UW News

January 23, 2012

Pharmacy students impress judges with clinical knowledge at New Orleans competition

UW Health Sciences/UW Medicine

Holding their first place trophies, Stephanie Friedman and Linda Lei (left to right) are seated in front of UW students attending the ASHP conference.

In the Clinical Skills Competition, two-person teams of pharmacy students are given a patient case that reflects actual scenarios that hospital pharmacist’s may encounter. They have two hours to identify acute and chronic medical problems and develop a pharmacists care plan. The teams who make it to the top ten at the national level also give a presentation justifying their therapy recommendations to a panel of judges.

Participants must possess knowledge in clinical pharmacology, therapeutics, medical terminology and basic pharmacokinetics principles, among other things. They can use some reference materials in the competition.

Friedman and Lei, both fourth-year pharmacy students, represented the UW after winning the local ASHP competition this past fall. They competed against seventeen UW teams at the local level.

The case the teams were given at the New Orleans meeting involved a 34-weeks-pregnant woman with prior miscarriage. She had high blood pressure and protein in the urine, a pregnancy complication called preeclampsia. Her blood tests showed she had elevated liver enzymes, low platelet count and a breakdown of red blood cells.

“The only effective treatment in this case would be delivery of the baby,” said Friedman. “But we were asked to manage her condition pending a Cesarean section. The patient also had a number of co-morbidities [other health problems], including asthma and history of depression, which we also managed.”

The care plan the UW team created was five pages long. Among its recommendations: give the patient an infusion of the blood pressure medication labetalol, a magnesium infusion to prevent seizures, and a pain management regimen.

Friedman and Lei received the highest scores for the accuracy, relevance and completeness of their patient care plan as well as for the strength of their presentation.

“We had prepared extensively and were confident in our recommendations,” said Friedman, “but it was still surreal hearing our names called as the national winners.”

The second and third place honors at the ASHP meeting went to a team from Harding University in Arkansas and Thomas Jefferson University in Pennsylvania, respectively.
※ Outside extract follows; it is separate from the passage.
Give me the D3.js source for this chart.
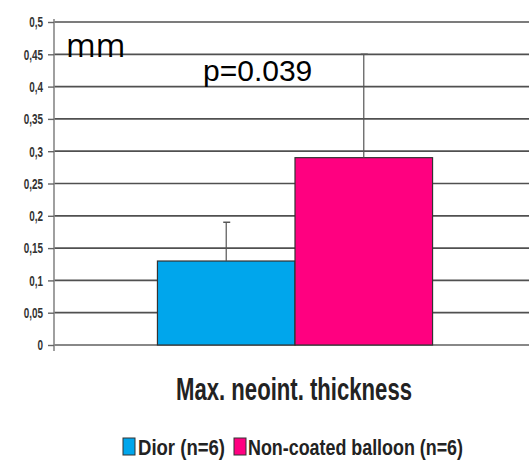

This year’s clinical skills competition was the largest that the ASHP had held in its sixteen years.

For their first place win, Friedman and Lei took home a number of prizes, including $500, an individual trophy and a large trophy for the UW School of Pharmacy to display.

“I think we both learned a tremendous amount in preparation for the competition, helping us further refine our critical thinking skills,” said Lei. “The process of working through a complex clinical case is a very valuable and fun experience.”

When she and Friedman receive their Doctor of Pharmacy degrees this June, they both hope to enter a pharmacy practice residency program. Friedman’s long-term goal is to work in critical care at a teaching hospital; Lei’s is to specialize in critical care or infectious disease.

ASHP is a 35,000-member national professional association that represents pharmacists who practice in hospitals, health maintenance organizations, long-term care facilities, home care, and other components of health care systems. ASHP has a long history of improving medication use and enhancing patient safety.